The wait between Series X and an eleventh series that seemed inevitable once the tenth had attained still further ratings records on Dave was longer than anticipated, thanks in part to scheduling issues with reuniting the cast and crew. In May 2015, however, it was announced that not one, but two new series would be made back to back. Series XI and XII, now a co-production between Grant Naylor Productions and new partners Baby Cow Productions, went before the cameras in late 2015 and early 2016, with Doug once again writing and directing all twelve episodes. The new series featured an array of guest stars and yet more imaginative and adventurous plotting, and upon its debut in Autumn 2016 became the first new Red Dwarf episodes to preview online before their regular transmission on Dave.

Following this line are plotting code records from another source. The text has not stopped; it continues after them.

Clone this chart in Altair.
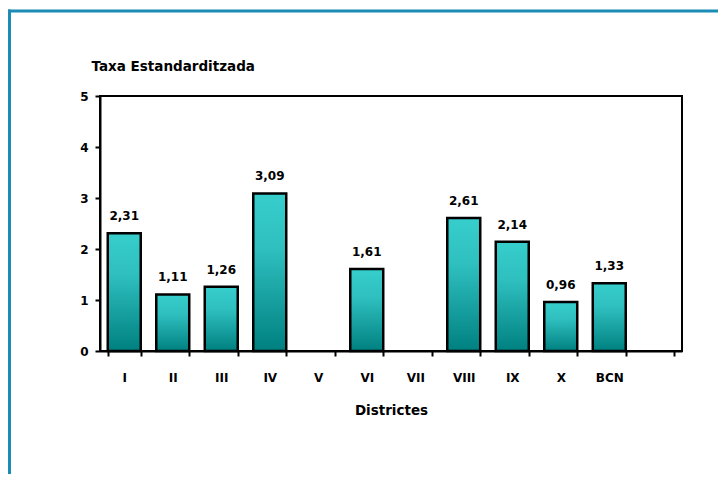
import altair as alt
import pandas as pd

districts = ["I", "II", "III", "IV", "V", "VI", "VII", "VIII", "IX", "X", "BCN"]
rates = [2.31, 1.11, 1.26, 3.09, None, 1.61, None, 2.61, 2.14, 0.96, 1.33]
domain = districts + [" "]
y_ticks = [0, 1, 2, 3, 4, 5]

rows = []
for d, v in zip(districts, rates):
    if v is not None:
        rows.append({"district": d, "rate": v, "label": f"{v:.2f}".replace(".", ",")})
df = pd.DataFrame(rows)

FONT = "DejaVu Sans"
x_scale = alt.Scale(domain=domain, paddingInner=0.32, paddingOuter=0.16)

x_enc = alt.X(
    "district:N",
    scale=x_scale,
    axis=alt.Axis(
        title="Districtes",
        labelAngle=0,
        tickBand="extent",
        tickSize=5,
        tickWidth=2,
        tickColor="black",
        domainColor="black",
        domainWidth=2,
        labelPadding=16,
        labelFontSize=12,
        labelFontWeight="bold",
        labelColor="black",
        titleFontSize=13.5,
        titleFontWeight="bold",
        titleColor="black",
        titleY=63,
        titleBaseline="alphabetic",
        grid=False,
    ),
)

y_enc = alt.Y(
    "rate:Q",
    scale=alt.Scale(domain=[0, 5], nice=False),
    axis=alt.Axis(
        title="Taxa Estandarditzada",
        values=y_ticks,
        tickSize=5,
        tickWidth=2,
        tickColor="black",
        domainColor="black",
        domainWidth=2,
        labelPadding=7,
        labelFontSize=12,
        labelFontWeight="bold",
        labelColor="black",
        titleAngle=0,
        titleAlign="left",
        titleBaseline="alphabetic",
        titleX=-9,
        titleY=-26,
        titleFontSize=13.5,
        titleFontWeight="bold",
        titleColor="black",
        grid=False,
    ),
)

gradient = alt.Gradient(
    gradient="linear",
    stops=[
        alt.GradientStop(color="#36CECC", offset=0),
        alt.GradientStop(color="#2FBFBF", offset=0.35),
        alt.GradientStop(color="#008080", offset=1),
    ],
    x1=0, x2=0, y1=0, y2=1,
)

base = alt.Chart(df)

bars = base.mark_bar(color=gradient, stroke="black", strokeWidth=2.5).encode(x=x_enc, y=y_enc)

labels = base.mark_text(
    font=FONT, fontSize=12, fontWeight="bold", color="black",
    baseline="alphabetic", dy=-13,
).encode(x=alt.X("district:N", scale=x_scale), y=alt.Y("rate:Q"), text="label:N")

one = pd.DataFrame({"k": [0]})
frame_top = alt.Chart(one).mark_rule(color="#1A8CB5", strokeWidth=3, clip=False).encode(
    x=alt.value(-92), x2=alt.value(620), y=alt.value(-85)
)
frame_left = alt.Chart(one).mark_rule(color="#1A8CB5", strokeWidth=3, clip=False).encode(
    x=alt.value(-90.5), y=alt.value(-86.5), y2=alt.value(400)
)

chart = alt.layer(frame_top, frame_left, bars, labels).properties(
    width=582,
    height=255,
    autosize=alt.AutoSizeParams(type="none"),
    padding={"left": 92, "top": 88, "right": 36, "bottom": 123},
).configure(font=FONT).configure_view(stroke="black", strokeWidth=2)

chart.save("out.html", embed_options={"renderer": "svg", "actions": False})
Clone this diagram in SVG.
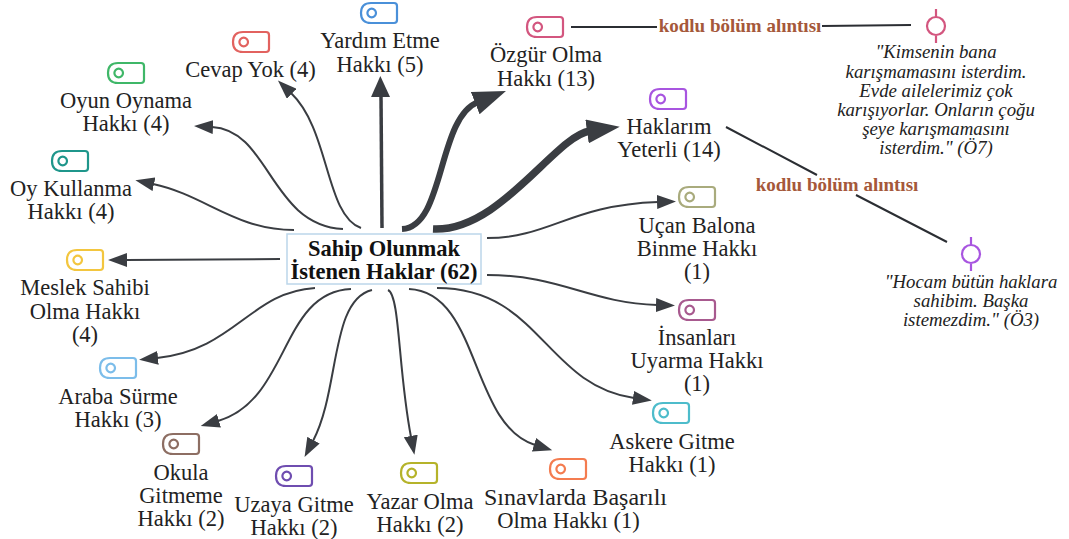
<svg xmlns="http://www.w3.org/2000/svg" width="1069" height="539" viewBox="0 0 1069 539">
<style>
text{font-family:"Liberation Serif","Times New Roman",serif;fill:#222;text-anchor:middle;transform:translateY(1px)}
.l{font-size:22.500px}
.q{font-size:18.800px;font-style:italic}
.c{font-size:22.500px;font-weight:bold;fill:#111}
.k{font-size:19px;font-weight:bold;fill:#a5583a}
.e{fill:none;stroke:#3a3d42;stroke-width:2}
.p{fill:none;stroke:#2b2e33;stroke-width:2}
.tag{fill:none;stroke-width:2.2}
</style>
<defs>
<marker id="a1" markerUnits="userSpaceOnUse" markerWidth="22" markerHeight="14" refX="1" refY="7" orient="auto"><path d="M0,0L19,7L0,14Z" fill="#3a3d42"/></marker>
<marker id="a2" markerUnits="userSpaceOnUse" markerWidth="22" markerHeight="20" refX="1" refY="10" orient="auto"><path d="M0,0L21,9.500L0,19Z" fill="#3a3d42"/></marker>
<marker id="a3" markerUnits="userSpaceOnUse" markerWidth="34" markerHeight="24" refX="3" refY="12" orient="auto"><path d="M0,0L33,12L0,24Z" fill="#3a3d42"/></marker>
<path id="tag" d="M10,0H33Q36,0 36,3V17Q36,20 33,20H10Q0,20 0,10Q0,0 10,0ZM15,10A4.3,4.3 0 1 0 6.400,10A4.3,4.3 0 1 0 15,10Z"/>
<path id="pin" d="M0,-17V-9M0,9V17M9,0A9,9 0 1 0 -9,0A9,9 0 1 0 9,0Z"/>
</defs>
<g id="connectors">
<path class="e" marker-end="url(#a1)" d="M361,228C325,215 330,130 291,93"/>
<path class="e" marker-end="url(#a1)" d="M343,229C270,225 270,130 212,127"/>
<path class="e" marker-end="url(#a1)" d="M294,230C235,230 205,195 153,184"/>
<path class="e" marker-end="url(#a1)" d="M280,259L126,260"/>
<path class="e" marker-end="url(#a1)" d="M315,288C250,292 235,350 157,358"/>
<path class="e" marker-end="url(#a1)" d="M351,289C280,292 290,400 218,421"/>
<path class="e" marker-end="url(#a1)" d="M372,290C330,300 340,390 313,441"/>
<path class="e" marker-end="url(#a1)" d="M388,290C400,295 398,370 411,437"/>
<path class="e" marker-end="url(#a1)" d="M409,289C480,292 470,425 535,445"/>
<path class="e" marker-end="url(#a1)" d="M437,288C540,288 545,385 634,398"/>
<path class="e" marker-end="url(#a1)" d="M487,275C560,275 590,303 657,305"/>
<path class="e" marker-end="url(#a1)" d="M487,238C550,238 570,205 658,202"/>
<path class="e" style="stroke-width:3.500" marker-end="url(#a2)" d="M382,228L381,96"/>
<path class="e" style="stroke-width:6" marker-end="url(#a3)" d="M402,229C445,227 437,118 478,102"/>
<path class="e" style="stroke-width:7.500" marker-end="url(#a3)" d="M433,229C500,232 555,136 590,131"/>
<path class="p" d="M571,27H657M822,26L911,25M726,127L817,175M856,195L947,242"/>
</g>
<g id="center"><rect x="287" y="234" width="194" height="50" fill="#fff" stroke="#bcd6ea" stroke-width="1.500"/><text class="c" x="384" y="255">Sahip Olunmak</text><text class="c" x="384" y="278">İstenen Haklar (62)</text></g>
<g id="n-yardim"><use href="#tag" class="tag" x="361" y="3" stroke="#4a90d9"/><text class="l" x="380" y="47">Yardım Etme</text><text class="l" x="380" y="71">Hakkı (5)</text></g>
<g id="n-cevap"><use href="#tag" class="tag" x="233" y="32" stroke="#e2625f"/><text class="l" x="250.500" y="76">Cevap Yok (4)</text></g>
<g id="n-oyun"><use href="#tag" class="tag" x="108" y="63" stroke="#3fb768"/><text class="l" x="126" y="107">Oyun Oynama</text><text class="l" x="126" y="130">Hakkı (4)</text></g>
<g id="n-oy"><use href="#tag" class="tag" x="52" y="151" stroke="#1f968b"/><text class="l" x="71" y="195">Oy Kullanma</text><text class="l" x="71" y="218">Hakkı (4)</text></g>
<g id="n-meslek"><use href="#tag" class="tag" x="67" y="250" stroke="#f3c63f"/><text class="l" x="85" y="294">Meslek Sahibi</text><text class="l" x="85" y="318">Olma Hakkı</text><text class="l" x="85" y="341">(4)</text></g>
<g id="n-araba"><use href="#tag" class="tag" x="100" y="358" stroke="#7cbdea"/><text class="l" x="118" y="403">Araba Sürme</text><text class="l" x="118" y="426">Hakkı (3)</text></g>
<g id="n-okula"><use href="#tag" class="tag" x="163" y="434" stroke="#8d6e63"/><text class="l" x="181" y="479">Okula</text><text class="l" x="181" y="502">Gitmeme</text><text class="l" x="181" y="525">Hakkı (2)</text></g>
<g id="n-uzaya"><use href="#tag" class="tag" x="276" y="466" stroke="#6f4db0"/><text class="l" x="294" y="511">Uzaya Gitme</text><text class="l" x="294" y="534">Hakkı (2)</text></g>
<g id="n-yazar"><use href="#tag" class="tag" x="401" y="463" stroke="#b5b32a"/><text class="l" x="420" y="508">Yazar Olma</text><text class="l" x="420" y="531">Hakkı (2)</text></g>
<g id="n-sinav"><use href="#tag" class="tag" x="550" y="459" stroke="#f47c50"/><text class="l" x="575.500" y="504" textLength="183" lengthAdjust="spacingAndGlyphs">Sınavlarda Başarılı</text><text class="l" x="568.500" y="527">Olma Hakkı (1)</text></g>
<g id="n-askere"><use href="#tag" class="tag" x="653" y="403" stroke="#4dbccb"/><text class="l" x="672" y="448">Askere Gitme</text><text class="l" x="672" y="471">Hakkı (1)</text></g>
<g id="n-insan"><use href="#tag" class="tag" x="679" y="300" stroke="#a85a8f"/><text class="l" x="697" y="344">İnsanları</text><text class="l" x="697" y="367">Uyarma Hakkı</text><text class="l" x="697" y="390">(1)</text></g>
<g id="n-ucan"><use href="#tag" class="tag" x="679" y="187" stroke="#a9ab7d"/><text class="l" x="697" y="232">Uçan Balona</text><text class="l" x="697" y="255">Binme Hakkı</text><text class="l" x="697" y="278">(1)</text></g>
<g id="n-haklarim"><use href="#tag" class="tag" x="650" y="89" stroke="#a855e0"/><text class="l" x="669" y="133">Haklarım</text><text class="l" x="669" y="156">Yeterli (14)</text></g>
<g id="n-ozgur"><use href="#tag" class="tag" x="527" y="17" stroke="#d3567f"/><text class="l" x="546" y="61">Özgür Olma</text><text class="l" x="546" y="85">Hakkı (13)</text></g>
<g id="q-o7"><use href="#pin" class="tag" x="936" y="26" stroke="#d3567f"/><text class="q" x="936" y="57">"Kimsenin bana</text><text class="q" x="936" y="77">karışmamasını isterdim.</text><text class="q" x="936" y="96">Evde ailelerimiz çok</text><text class="q" x="936" y="115">karışıyorlar. Onların çoğu</text><text class="q" x="936" y="134">şeye karışmamasını</text><text class="q" x="936" y="153">isterdim." (Ö7)</text></g>
<g id="q-o3"><use href="#pin" class="tag" x="971" y="254" stroke="#a855e0"/><text class="q" x="971" y="287">"Hocam bütün haklara</text><text class="q" x="971" y="306">sahibim. Başka</text><text class="q" x="971" y="325">istemezdim." (Ö3)</text></g>
<text class="k" x="740" y="31">kodlu bölüm alıntısı</text>
<text class="k" x="837" y="190">kodlu bölüm alıntısı</text>
</svg>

Fans would have to wait three years for the next instalment of Red Dwarf, with The Promised Land hitting screens in 2020. Shot over two recording sessions in front of a live studio audience, the feature length special was written and directed by Doug Naylor and featured the return of Norman Lovett's Holly as one of the principal characters. The story delved deep into the show's roots, picking up on, and resolving, the mystery of the cat race; a plot thread that began all the way back in Series I. It went on to become the most watched show on Dave for seven years, receiving both critical acclaim and audience popularity.

That same year also saw Red Dwarf's first retrospective documentary series. Over the course of three 40-minute episodes, shown weekly on Dave, Red Dwarf: The First Three Million Years took us on a 32-year journey through the scripting process, the multiple rejections from commissioners, the casting process, and the frequently difficult production. Along the way, we were provided with comprehensive insights into model making, music creation, costumes design and effects.

With contributors including Craig Charles, Chris Barrie, Danny John-Jules and Robert Llewellyn, along with key guest cast and the behind-the-scenes creators and crew, this was the story of how the show came to be the success it is, told by the people who made it happen. It became the fifth most-watched show on Dave that year.

While the future of Red Dwarf remains to be seen, the omens certainly look good. Over three decades after its debut, the show continues to delight fans both old and new - and there's no reason why, for as long as everyone involved wants to keep making it, it can't keep going on from strength to strength.